Nondischargeable debt

A debt that cannot be eliminated in bankruptcy. Examples include a home mortgage, debts for alimony or child support, certain taxes, debts for most government funded or guaranteed educational loans or benefit overpayments, debts arising from death or personal injury caused by driving while intoxicated or under the influence of drugs, and debts for restitution or a criminal fine included in a sentence on the debtor’s conviction of a crime. Some debts, such as debts for money or property obtained by false pretenses and debts for fraud or defalcation while acting in a fiduciary capacity may be declared nondischargeable only if a creditor timely files and prevails in a nondischargeability action.

Party in interest

A party who has standing to be heard by the court in a matter to be decided in the bankruptcy case.

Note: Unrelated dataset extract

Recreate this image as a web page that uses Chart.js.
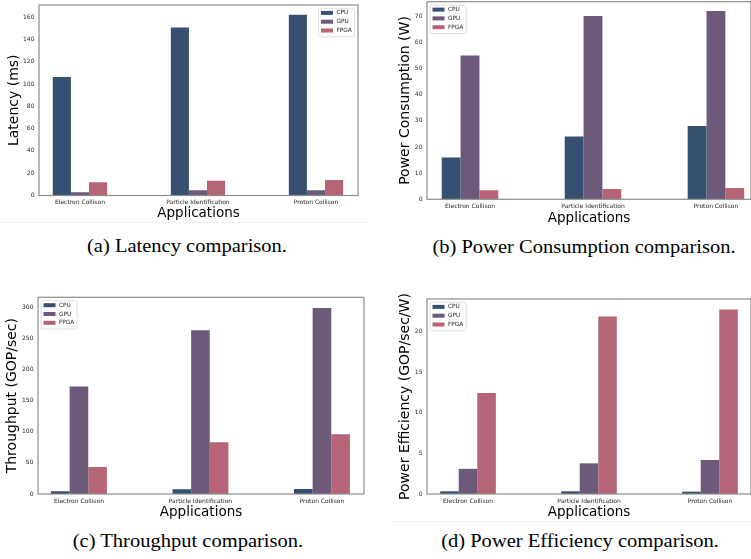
<!DOCTYPE html>
<html>
<head>
<meta charset="utf-8">
<script src="https://cdn.jsdelivr.net/npm/chart.js@4.4.0/dist/chart.umd.min.js"></script>
<style>
  body { margin: 0; background: #fff; width: 751px; height: 559px; position: relative; overflow: hidden; }
  canvas { position: absolute; }
  .cap {
    position: absolute; white-space: nowrap; color: #000;
    font-family: "Liberation Serif", "Times New Roman", serif; font-size: 18px; line-height: 18px;
    transform: translateX(-50%) scaleX(1.14);
  }
  .sep { position: absolute; height: 1px; background: #f0f0f0; }
</style>
</head>
<body>
<canvas id="latency" width="375" height="222" style="left:0;top:0"></canvas>
<canvas id="power" width="376" height="227" style="left:375px;top:0"></canvas>
<canvas id="throughput" width="375" height="231" style="left:0;top:290px"></canvas>
<canvas id="efficiency" width="376" height="231" style="left:375px;top:290px"></canvas>
<div class="sep" style="left:0;top:222px;width:370px"></div>
<div class="sep" style="left:390px;top:521px;width:361px"></div>
<div class="cap" style="left:186.5px;top:237px">(a) Latency comparison.</div>
<div class="cap" style="left:583.5px;top:238px">(b) Power Consumption comparison.</div>
<div class="cap" style="left:187.5px;top:532px">(c) Throughput comparison.</div>
<div class="cap" style="left:580px;top:532px">(d) Power Efficiency comparison.</div>
<script>
const categories = ['Electron Collison', 'Particle Identification', 'Proton Collison'];
const seriesNames = ['CPU', 'GPU', 'FPGA'];
const seriesColors = ['#355070', '#6d597a', '#b56576'];

const latencyCPU = [106.2, 150.7, 162];
const latencyGPU = [2.9, 4.6, 4.6];
const latencyFPGA = [11.8, 13.3, 13.9];

const powerCPU = [16, 24, 28];
const powerGPU = [55, 70.1, 72];
const powerFPGA = [3.5, 3.9, 4.3];

const throughputCPU = [4.5, 7.5, 8];
const throughputGPU = [172.5, 263, 299];
const throughputFPGA = [43.4, 83, 96];

const efficiencyCPU = [0.33, 0.33, 0.29];
const efficiencyGPU = [3.1, 3.77, 4.18];
const efficiencyFPGA = [12.42, 21.85, 22.7];

const font = 'DejaVu Sans';

// grey frame round the plot area
const frame = {
    id: 'frame',
    afterDraw(chart) {
        const { ctx, chartArea: a } = chart;
        ctx.save();
        ctx.strokeStyle = '#8c8c8c';
        ctx.lineWidth = 1.2;
        ctx.strokeRect(a.left, a.top, a.right - a.left, a.bottom - a.top);
        ctx.restore();
    }
};

// small matplotlib-like legend inside the plot
const boxLegend = {
    id: 'boxLegend',
    afterDraw(chart, args, opts) {
        const { ctx, chartArea: a } = chart;
        const w = 36, h = 28.5;
        const x = opts.side === 'right' ? a.right - 3.5 - w : a.left + 3;
        const y = a.top + 3.3;
        ctx.save();
        ctx.fillStyle = 'rgba(255,255,255,0.85)';
        ctx.strokeStyle = '#d6d6d6';
        ctx.lineWidth = 0.8;
        ctx.beginPath();
        ctx.roundRect(x, y, w, h, 1.5);
        ctx.fill();
        ctx.stroke();
        ctx.font = '5.8px "' + font + '"';
        ctx.textBaseline = 'middle';
        chart.data.datasets.forEach((ds, i) => {
            const cy = y + 4.6 + i * 8.8;
            ctx.fillStyle = ds.backgroundColor;
            ctx.fillRect(x + 2.5, cy - 2, 12, 4);
            ctx.fillStyle = '#262626';
            ctx.fillText(ds.label, x + 18, cy);
        });
        ctx.restore();
    }
};

function makeChart(id, yTitle, values, lay) {
    new Chart(document.getElementById(id), {
        type: 'bar',
        data: {
            datasets: values.map((vals, s) => ({
                label: seriesNames[s],
                data: vals.map((v, i) => ({ x: i, y: v })),
                backgroundColor: seriesColors[s],
                categoryPercentage: 0.46,
                barPercentage: 1,
            }))
        },
        options: {
            responsive: false,
            animation: false,
            layout: { padding: { top: lay.top, right: lay.right, left: 0, bottom: 0 } },
            plugins: {
                legend: { display: false },
                tooltip: { enabled: false },
                boxLegend: { side: lay.legend },
            },
            scales: {
                x: {
                    type: 'linear',
                    offset: false,
                    min: lay.xMin,
                    max: lay.xMax,
                    grid: { display: false, drawTicks: false, offset: false },
                    border: { display: false },
                    ticks: {
                        stepSize: 1, includeBounds: false, autoSkip: false, maxRotation: 0,
                        padding: 3.5, color: '#262626', font: { family: font, size: 6 },
                        callback: v => categories[v] ?? '',
                    },
                    title: {
                        display: true, text: 'Applications', color: '#000',
                        font: { family: font, size: 13.5 }, padding: { top: 0, bottom: 0.6 },
                    },
                    afterFit: s => {
                        s.height = lay.xh;
                        s.paddingLeft = 0; s.paddingRight = 0;
                    },
                },
                y: {
                    min: 0,
                    max: lay.yMax,
                    grid: { display: false, drawTicks: false },
                    border: { display: false },
                    ticks: {
                        stepSize: lay.step, includeBounds: false, padding: 4.5,
                        color: '#262626', font: { family: font, size: 6 },
                    },
                    title: {
                        display: true, text: yTitle, color: '#000',
                        font: { family: font, size: 14 }, padding: { top: lay.tp, bottom: 0 },
                    },
                    afterFit: s => {
                        s.width = lay.yw;
                        s.paddingTop = 0; s.paddingBottom = 0;
                    },
                },
            },
        },
        plugins: [frame, boxLegend],
    });
}

makeChart('latency', 'Latency (ms)', [latencyCPU, latencyGPU, latencyFPGA],
    { top: 5, right: 17, yw: 39, xh: 26.5, tp: 6, xMin: -0.347, xMax: 2.356, yMax: 170.8, step: 20, legend: 'right' });
makeChart('power', 'Power Consumption (W)', [powerCPU, powerGPU, powerFPGA],
    { top: 1.7, right: 0, yw: 52, xh: 27.7, tp: 21.6, xMin: -0.35, xMax: 2.285, yMax: 75.6, step: 10, legend: 'left' });
makeChart('throughput', 'Throughput (GOP/sec)', [throughputCPU, throughputGPU, throughputFPGA],
    { top: 7.3, right: 11, yw: 38, xh: 27, tp: 3.6, xMin: -0.337, xMax: 2.346, yMax: 316, step: 50, legend: 'left' });
makeChart('efficiency', 'Power Efficiency (GOP/sec/W)', [efficiencyCPU, efficiencyGPU, efficiencyFPGA],
    { top: 9, right: 0, yw: 52, xh: 27, tp: 21.6, xMin: -0.339, xMax: 2.339, yMax: 24, step: 5, legend: 'left' });
</script>
</body>
</html>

The debtor, U.S. trustee or bankruptcy administrator, case trustee, and creditors are parties in interest for most matters.

Petition

The document that initiates the filing of a bankruptcy proceeding, setting forth basic information regarding the debtor, including name, address, chapter under which the case is filed, and estimated amount of assets and liabilities.

Petition preparer

A business not authorized to practice law that prepares bankruptcy petitions.

Prebankruptcy planning

The arrangement (or rearrangement) of a debtor’s property to allow the debtor to take maximum advantage of exemptions. (Prebankruptcy planning typically includes converting nonexempt assets into exempt assets.)

Preferential debt payment

A debt payment made to a creditor in the 90-day period before a debtor files bankruptcy

Priority

The Bankruptcy Code’s statutory ranking of unsecured claims that determines the order in which unsecured claims will be paid if there is not enough money to pay all unsecured claims in full.

Reaffirmation agreement

An agreement by a debtor to continue paying a dischargeable debt after the bankruptcy, usually for the purpose of keeping collateral or mortgaged property that would otherwise be subject to repossession.